On Larry Page’s return to running Google four years ago, one of the most thought-provoking explanations described the co-founder as a wartime tactician best placed to lead the company into the coming battle with social media rivals. After Tony Hall’s second speech in as many weeks, it seems as good a time as any to ask whether the director general of the BBC is a wartime general or a peacetime chief executive.
In his analysis of the Google move, Silicon Valley investor Ben Horowitz divided corporate leaders into two camps; those happier focusing on expansion and making people feel good about themselves who tend to excel in times of plenty, and those who relish the challenge of war be it with competitors or change.
As with so many American cultural observations, there’s a Godfather analogy to match. When Michael Corleone dismisses Tom Hagen his distraught childhood friend asks why: “You’re not a wartime consigliere,” says Corleone. “Things may get tough with the move we’re trying.”
Things are certainly getting tough for the BBC. The first chapter of the government’s green paper poses a pretty existential question: why the BBC? And comments made by culture secretary John Whittingdale, most recently in Cambridge last week, suggest that the discussion about what the BBC is actually for is a very real one.
What is interesting about Hall’s first two public responses to the green paper to date is that he is attempting to redraw the lines of battle by putting the BBC on the same side as the government. Both at the Science Museum and then again last Thursday Hall stressed that the BBC is both an economic powerhouse and force for good in an increasingly fragmented country.
In that bastion of a certain historical Englishness which is Cambridge, Hall said: “The Britishness of British broadcasting matters. It isn’t isolationist or backward looking to say that.” He went on to say, “The Britishness of British broadcasting is under challenge. ”
For our American friends, the adjective is bizarre in a world where it’s just “television” or “content” and strawberries are never better because they are “American”. Replace the word British with “local” and it makes more sense where “Californian avocados” are premium products and only dreams or ideals are national.

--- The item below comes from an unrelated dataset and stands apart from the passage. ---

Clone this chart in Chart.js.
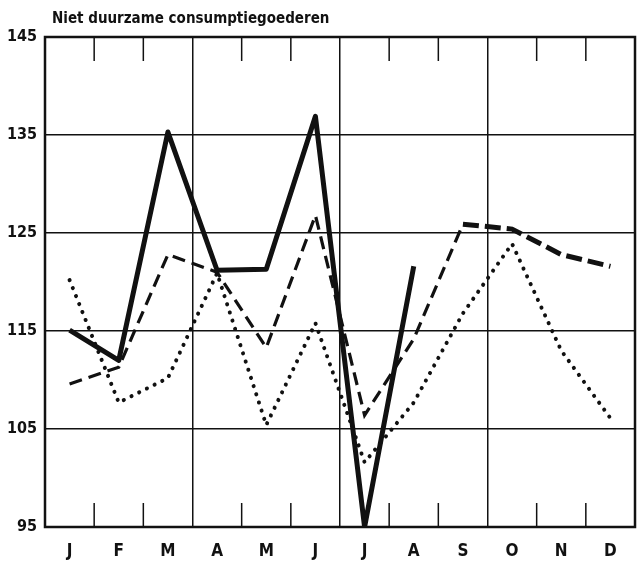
<!DOCTYPE html>
<html>
<head>
<meta charset="utf-8">
<script src="https://cdn.jsdelivr.net/npm/chart.js@4.4.1/dist/chart.umd.min.js"></script>
<style>
  html, body { margin: 0; padding: 0; background: #fff; }
  #wrap { width: 641px; height: 562px; }
</style>
</head>
<body>
<div id="wrap"><canvas id="chart" width="641" height="562"></canvas></div>
<script>
// values
const titleText = 'Niet duurzame consumptiegoederen';
const months = ['J', 'F', 'M', 'A', 'M', 'J', 'J', 'A', 'S', 'O', 'N', 'D'];
const yTicks = [95, 105, 115, 125, 135, 145];
const solidSeries = [115.1, 112.0, 135.3, 121.2, 121.3, 136.9, 95.0, 121.6];
const dashedSeries = [109.6, 111.3, 122.8, 121.0, 113.3, 126.8, 106.4, 114.2, 125.9, 125.4, 122.8, 121.6];
const dottedSeries = [120.2, 107.7, 110.2, 120.9, 105.4, 115.8, 101.6, 107.7, 116.8, 123.9, 113.0, 106.1];
const quarterLines = [3, 6, 9];

const FONT = "'DejaVu Sans Condensed', 'Liberation Sans', sans-serif";
const INK = '#111';

// frame, short month ticks and title
const framePlugin = {
  id: 'frame',
  afterDraw(chart) {
    const { ctx, chartArea: a, scales: { x } } = chart;
    ctx.save();
    ctx.strokeStyle = INK;
    ctx.lineWidth = 1.5;
    for (let i = 1; i < months.length; i++) {
      if (quarterLines.includes(i)) continue;
      const px = (x.getPixelForTick(i - 1) + x.getPixelForTick(i)) / 2;
      ctx.beginPath();
      ctx.moveTo(px, a.top);
      ctx.lineTo(px, a.top + 24);
      ctx.moveTo(px, a.bottom);
      ctx.lineTo(px, a.bottom - 24);
      ctx.stroke();
    }
    ctx.lineWidth = 2.5;
    ctx.strokeRect(a.left, a.top, a.right - a.left, a.bottom - a.top);

    ctx.fillStyle = INK;
    ctx.font = 'bold 15px ' + FONT;
    ctx.letterSpacing = '0px';
    ctx.textBaseline = 'alphabetic';
    ctx.textAlign = 'left';
    ctx.fillText(titleText, 52, 23);
    ctx.restore();
  }
};

new Chart(document.getElementById('chart'), {
  type: 'line',
  data: {
    labels: months,
    datasets: [
      {
        data: solidSeries,
        borderColor: INK,
        borderWidth: 5,
        borderJoinStyle: 'round',
        pointRadius: 0
      },
      {
        data: dashedSeries,
        borderColor: INK,
        borderWidth: 3.2,
        borderDash: [13, 7],
        pointRadius: 0,
        segment: {
          borderWidth: ctx => ctx.p0DataIndex >= 8 ? 5 : 3.2,
          borderDash: ctx => ctx.p0DataIndex >= 8 ? [16, 6] : [13, 7]
        }
      },
      {
        data: dottedSeries,
        borderColor: INK,
        borderWidth: 4,
        borderDash: [0.1, 8.5],
        borderCapStyle: 'round',
        pointRadius: 0
      }
    ]
  },
  options: {
    responsive: false,
    animation: false,
    layout: { padding: { top: 37, right: 6, bottom: 0, left: 0 } },
    plugins: {
      legend: { display: false },
      tooltip: { enabled: false }
    },
    scales: {
      x: {
        offset: true,
        grid: {
          offset: true,
          drawTicks: false,
          lineWidth: 1.5,
          color: ctx => quarterLines.includes(ctx.index) ? INK : 'rgba(0,0,0,0)'
        },
        border: { display: false },
        ticks: {
          color: INK,
          padding: 14,
          maxRotation: 0,
          autoSkip: false,
          font: { family: FONT, size: 17, weight: 'bold' }
        },
        afterFit: scale => { scale.height = 35; }
      },
      y: {
        min: yTicks[0],
        max: yTicks[yTicks.length - 1],
        afterBuildTicks: scale => { scale.ticks = yTicks.map(v => ({ value: v })); },
        grid: { drawTicks: false, lineWidth: 1.5, color: INK },
        border: { display: false },
        ticks: {
          color: INK,
          padding: 8,
          font: { family: FONT, size: 16, weight: 'bold' }
        },
        afterFit: scale => { scale.width = 45; }
      }
    }
  },
  plugins: [framePlugin]
});
</script>
</body>
</html>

Britishness when it is equated with nationalism has long been an uncomfortable idea for those outside the right wing of politics where “us” is very clearly differentiated from “them”. And yet, the term when used about television is having a bit of a moment.
The cry is mainly coming from state-owned broadcasters who feel under attack from international competition and technological change and sense a lack of support from a government which, from a terms of trade review to comments about “imperial” ambitions, seems less than supportive of expansion. Yet when Channel 4’s David Abraham used his MacTaggart lecture last year to lambast the Americans taking over British content, it was partly seen as special pleading. The industry now seems ready to discuss what the British Broadcasting Corporation should stand for, not just now but in 10 years’ time.
Hall’s argument is both political and economic. Home-produced content from Britain’s Got Talent to Bake Off and EastEnders occupies not just the top five most watched programmes on TV channels so far this year but the top 3,400, according to Barb. Yet the volume of new UK content broadcast each year outside news and sport has gone down by around 13%.
Enders Analysis research suggests that the BBC accounts for 25-50% of investment in the UK’s “creative economy”, a slightly annoying construct which includes high-growth industries from broadcasting to fashion.
Hall is hoping to win the economic argument that suggests owning the rights to top shows and then selling them abroad is not just good for the BBC but for the British economy. Hence, his plans to spin off the BBC’s production arm which, though he admits it is not a cost cutting measure, is a way of making more money and also attracting top talent.
The move is potentially risky, not to mention opaque, partly because spun-off companies are more likely to be seen as privatisation candidates. Hall was also moved to say that Worldwide was “indivisible” from the BBC just in case the government was running the rule over the corporation’s commercial arm as it seems to be doing for C4. There are risks for the state-owned, commercial-funded broadcaster of course. If terms of trade allow C4 to own its content it would instantly become more attractive to an external investor, remit or not.
The argument that homegrown profits have to remain at home has been made by much British manufacturing open to global competition, so why should broadcasting be any different? The best answer perhaps came from Sharon White, the impressive head of media regulator Ofcom, when she said that the media had a role in reflecting our fast-changing society.
And yet of course the record of public service broadcasters in reflecting our increasingly multicultural and non-homogenous British society is pretty woeful, or has been found “wanting” in White’s words.
Hall’s description of Britain’s great success in building an “empire of the imagination” is a dangerous gambit in some ways – especially given the chancellor’s view of BBC “imperalism” as a bad thing. And yet it could be politically astute among licence fee payers who respond to the triumphalism of the Last Night of the Proms, for example.
Asked in Cambridge if he was a great peacetime leader in a time of war, Hall was initially flummoxed before he said he was relishing the challenge ahead. With the battle still to come, the next year will tell.